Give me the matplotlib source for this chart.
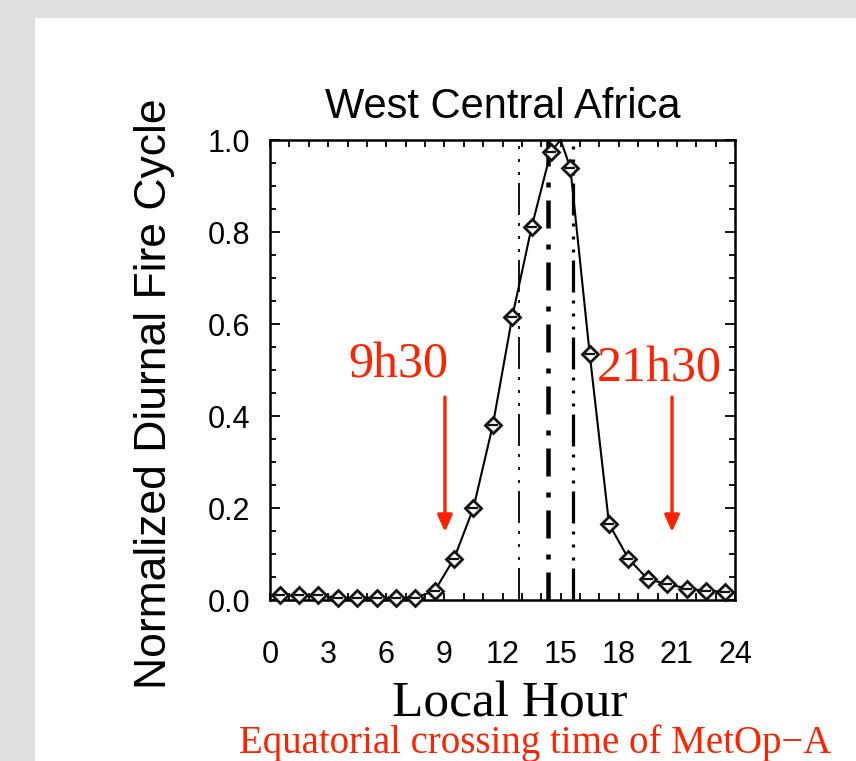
import matplotlib
matplotlib.use("Agg")
import matplotlib.pyplot as plt
from matplotlib.patches import Rectangle
from matplotlib.ticker import MultipleLocator

# ---- data ----
marker_hours = [0.5, 1.5, 2.5, 3.5, 4.5, 5.5, 6.5, 7.5, 8.5, 9.5, 10.5, 11.5,
                12.5, 13.5, 14.5, 15.5, 16.5, 17.5, 18.5, 19.5, 20.5, 21.5, 22.5, 23.5]
marker_values = [0.010, 0.010, 0.010, 0.005, 0.005, 0.005, 0.005, 0.005, 0.020, 0.090,
                 0.200, 0.380, 0.615, 0.810, 0.975, 0.940, 0.535, 0.165, 0.090, 0.045,
                 0.035, 0.025, 0.020, 0.018]
# drawn curve (smooth line through the markers, peaking near 15 h)
curve_hours = [0.0, 0.5, 1.5, 2.5, 3.5, 4.5, 5.5, 6.5, 7.5, 8.5, 9.5, 10.5, 11.5,
               12.5, 13.5, 14.5, 15.0, 15.5, 16.5, 17.5, 18.5, 19.5, 20.5, 21.5,
               22.5, 23.5, 24.0]
curve_values = [0.010, 0.010, 0.010, 0.010, 0.005, 0.005, 0.005, 0.005, 0.005, 0.020,
                0.090, 0.200, 0.380, 0.615, 0.810, 0.975, 1.000, 0.940, 0.535, 0.165,
                0.090, 0.045, 0.035, 0.025, 0.020, 0.018, 0.015]
# vertical reference lines (local hour)
vline_thin_hour = 12.85
vline_thick_hour = 14.35
vline_right_hour = 15.65
# MetOp-A crossing-time annotations
crossing_labels = ["9h30", "21h30"]
crossing_label_x = [6.65, 20.1]
crossing_label_y = [0.483, 0.474]
arrow_x = [9.03, 20.75]
arrow_top = 0.441
arrow_tip = 0.148

xticks = [0, 3, 6, 9, 12, 15, 18, 21, 24]
yticks = [0.0, 0.2, 0.4, 0.6, 0.8, 1.0]

plt.rcParams['lines.scale_dashes'] = False
tick_family, tick_size = 'Liberation Sans', 22

W, H = 856, 761
fig = plt.figure(figsize=(W / 100, H / 100), dpi=100)
fig.patch.set_facecolor('#e0e0e0')
fig.patches.append(Rectangle((35 / W, 0), 1 - 35 / W, 1 - 18 / H,
                             transform=fig.transFigure, facecolor='white',
                             edgecolor='none', zorder=-5))

ax = fig.add_axes([270 / W, 1 - 600 / H, 465 / W, 460 / H])
ax.set_zorder(2)
ax.set_facecolor('white')
ax.set_xlim(0, 24)
ax.set_ylim(0, 1)

# vertical lines
px = 0.72  # points per pixel
ax.axvline(vline_thin_hour, color='black', lw=1.8 * px,
           dashes=(32 * px, 8 * px, 3 * px, 10 * px, 3 * px, 10 * px, 3 * px, 8 * px))
ax.axvline(vline_thick_hour, color='black', lw=4.5 * px,
           dashes=(28 * px, 13 * px, 5 * px, 16 * px))
ax.axvline(vline_right_hour, color='black', lw=3.2 * px,
           dashes=(32 * px, 8 * px, 3 * px, 10 * px, 3 * px, 10 * px, 3 * px, 8 * px))

# curve and markers
ax.plot(curve_hours, curve_values, color='black', lw=1.5, clip_on=False)
ax.plot(marker_hours, marker_values, linestyle='none', marker='D', markersize=8.5,
        markerfacecolor='white', markeredgecolor='#111111', markeredgewidth=2.0,
        clip_on=False, zorder=3)
ax.plot(marker_hours, marker_values, linestyle='none', marker='_', markersize=7,
        markeredgecolor='#111111', markeredgewidth=1.6, clip_on=False, zorder=4)

red = '#ff2200'
for lab, lx, ly in zip(crossing_labels, crossing_label_x, crossing_label_y):
    ax.text(lx, ly, lab, color=red, fontsize=36, family='Liberation Serif',
            ha='center', va='baseline')
for axx in arrow_x:
    ax.annotate('', xy=(axx, arrow_tip), xytext=(axx, arrow_top),
                arrowprops=dict(arrowstyle='-|>,head_length=1.0,head_width=0.45',
                                color=red, lw=2.4, shrinkA=0, shrinkB=0))

# ticks
ax.set_xticks(xticks)
ax.set_yticks(yticks)
ax.set_xticklabels([str(t) for t in xticks])
ax.set_yticklabels([f"{t:.1f}" for t in yticks])
ax.xaxis.set_minor_locator(MultipleLocator(1))
ax.yaxis.set_minor_locator(MultipleLocator(0.05))
ax.tick_params(axis='both', which='both', direction='in', top=True, right=True,
               width=1.3, colors='black')
ax.tick_params(axis='x', which='major', length=5, pad=29, labelsize=tick_size)
ax.tick_params(axis='x', which='minor', length=5)
ax.tick_params(axis='y', which='major', length=7.5, pad=14, labelsize=tick_size)
ax.tick_params(axis='y', which='minor', length=4.5)
for lab in ax.get_xticklabels() + ax.get_yticklabels():
    lab.set_family(tick_family)
for s in ax.spines.values():
    s.set_linewidth(1.8)

ax.set_title("West Central Africa", fontsize=30, family='Liberation Sans', pad=16)

fig.text(155 / W, 1 - 394 / H, "Normalized Diurnal Fire Cycle", rotation=90,
         fontsize=32, family='Liberation Sans', ha='center', va='center')
fig.text(510 / W, 1 - 704 / H, "Local Hour", fontsize=37,
         family='Liberation Serif', ha='center', va='center')
fig.text(535 / W, 1 - 743 / H, "Equatorial crossing time of MetOp\u2212A", fontsize=28,
         family='Liberation Serif', ha='center', va='center', color=red)

fig.savefig('out.png', dpi=100, facecolor=fig.get_facecolor())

- Written request
Make an exact copy of the lines from the top of the material through the line with "from matplotlib.ticker import MultipleLocator", pictures excluded.

- Exercise answer
Give me the matplotlib source for this chart.
import matplotlib
matplotlib.use("Agg")
import matplotlib.pyplot as plt
from matplotlib.patches import Rectangle
from matplotlib.ticker import MultipleLocator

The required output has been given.